On the surface, Sorry Baby is an easy film to dismiss as just another character study with a clever conceit. The small moments are not dissimilar from the indies that feel constructed from small comedy routines. However, Victor has created a film that’s as much invested in these minor achievements as she is in collecting everything into one final cathartic statement. Everything is presented with an intentional sensitivity, at times feeling so real that it has to be autobiographical. For any ties it has to creative writing, “this is the metaphor” technique, it makes up for by presenting something that is unconventional. It’s a story indebted to research, of finding purpose and discovering that the answer is far more abstract than any class will teach you. It’s the type of comfort that only comes from seeing outside oneself long enough to notice that there’s a world beyond your misery. It doesn’t negate what happened, but requires a more complicated sense of empathy.

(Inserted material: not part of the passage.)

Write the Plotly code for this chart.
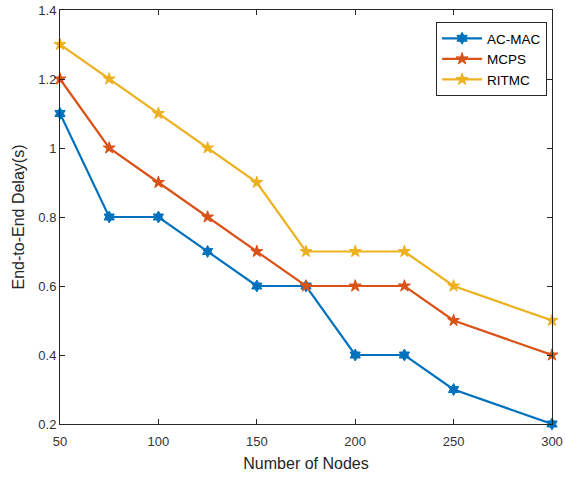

This is one of my favorite directorial debuts of the decade. It joins a very small class of new filmmakers who make me eager to see where everything is going. As the world falls more into artificiality and treating Tom Cruise as some holier than thou, I look for those who want to say something sincere, who analyze the everyday and challenge what can be said about universal experiences. In the case of Sorry Baby, there’s hope that Victor will continue exploring characters who transcend the farcical nature of dramedies and capture something more recognizable, more human. As things become more confusing, I want innovation to matter not just for escapism, but for expression. Let art be personal again. Invest in smaller projects. After all, life is what’s happening while we’re busy making plans. It’s best to not ignore that fact.